By Charlie Smith
This year’s Heart of the City Festival was missing two of its most important voices.
Sadly, the festival’s artist in residence, Kat Zu’comulwat Norris, and long-time participant Sid Chow Tan each passed away earlier this year.
Residents of the Downtown Eastside revered Kat and Sid for speaking out against injustice and for building bridges between Indigenous and racialized communities.
I knew both of them for many years. I think about them as my teachers.
Kat, a survivor of the notorious Kuper Island Indian Residential School, taught me about resilience. She suffered abuse that most of us cannot even comprehend. Yet she remained incredibly upbeat and supportive of others.
When a cherished job came to an end—an utterly trivial event compared to what Kat endured in her life—I drew on her example to move forward with optimism on our new project called Pancouver.
One of my happiest moments in that previous job was seeing Kat on the cover of the newspaper that employed me. It was a dream to feature her in this way and tell our readers how special she truly was.
I’ll always remember her sense of humour, even as she struggled with illness, and hope that her surviving family members can take comfort in knowing how much she was admired.
A warrior for the poor
From Sid, I learned many things about the strength of the Lo Wah Kiu (old overseas Chinese) who made Hum Siu Fow (Saltwater City) their home.
I also learned about the value of community service from Sid. He was a true public servant, forgoing material wealth so he could devote himself to advancing the dignity of Chinese seniors and low-income residents of the Downtown Eastside.
Sid was a warrior for the poor and disenfranchised, applying his impressive intellect to advance their interests.
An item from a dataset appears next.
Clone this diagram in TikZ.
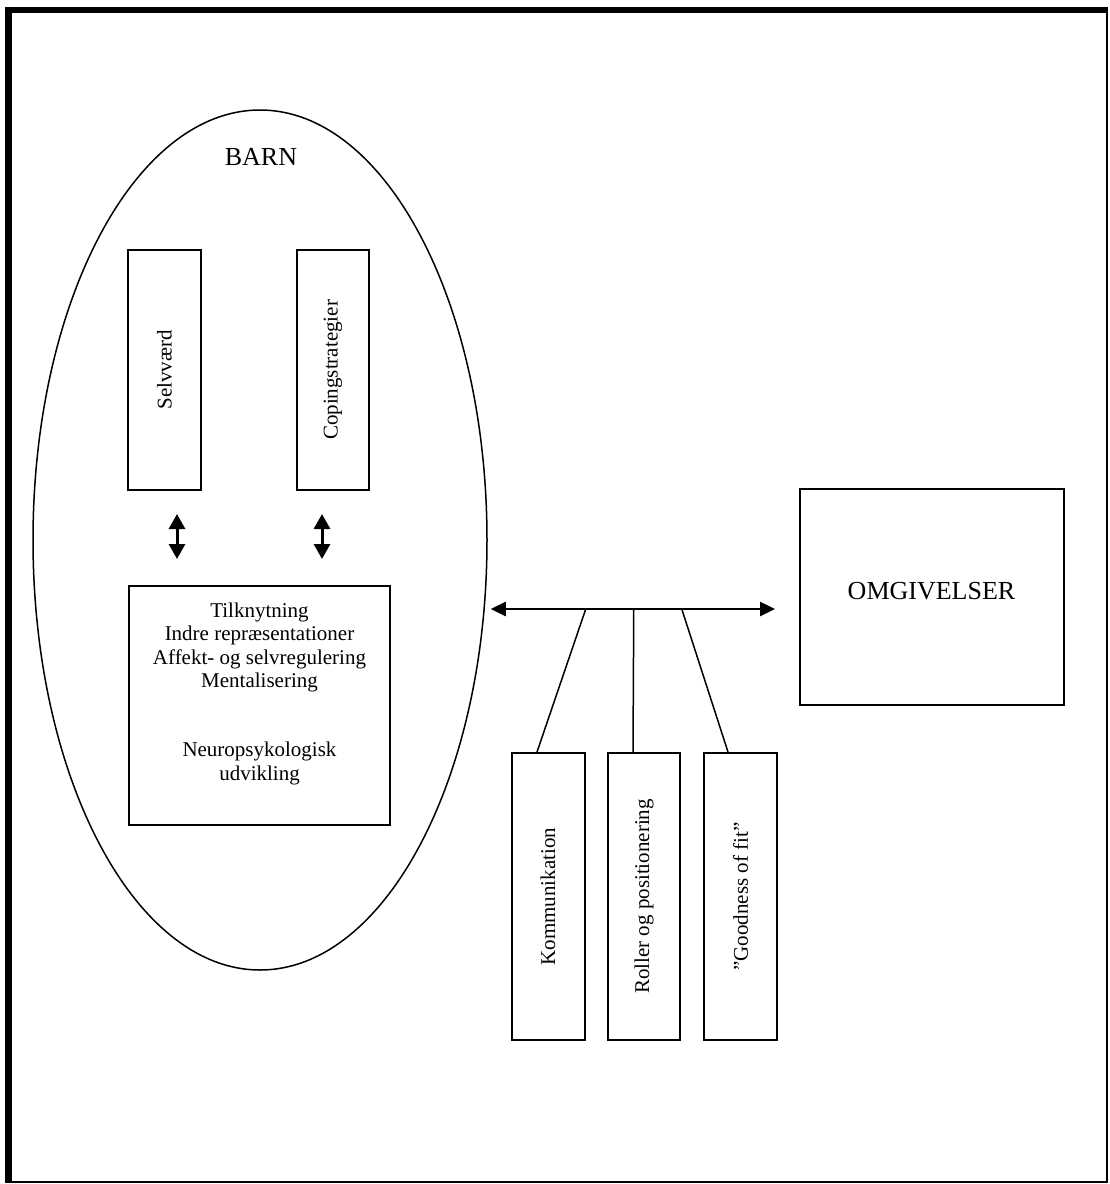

He often did this through documentary filmmaking.
He was also committed to the fight against rising greenhouse gas emissions back in the 1990s. To put it simply, Sid was a man ahead of his time.
One of Sid’s passions, which he articulated to me about 20 years ago, was to encourage racialized people to support one another in their struggles. He felt that it was essential for people to get out of their silos and work collectively on social justice.
In her own way, Kat reflected this philosophy as well, eagerly lending a hand to non-Indigenous people seeking a fairer society. She was also an actor, radio host, and public speaker.
Kudos to festival founders
In addition, I want to give credit to the founders of the Heart of the City Festival, Terry Hunter and Savannah Walling.
Terry and Savannah are two of Vancouver’s unsung heroes for their service to the neighbourhood that they’ve called home for decades.
Over the years, they repeatedly provided a platform for Kat and Sid to elevate our collective understanding of the Downtown Eastside.
In fact, through Vancouver Moving Theatre (VMT), which produces the festival, Terry and Savannah have made a priority of programming Indigenous artists and storytellers.
This year, Heart of the City ran from October 26 to November 6. It included more than 100 events over 12 days, showcasing the Downtown Eastside in ways rarely featured in the mainstream media.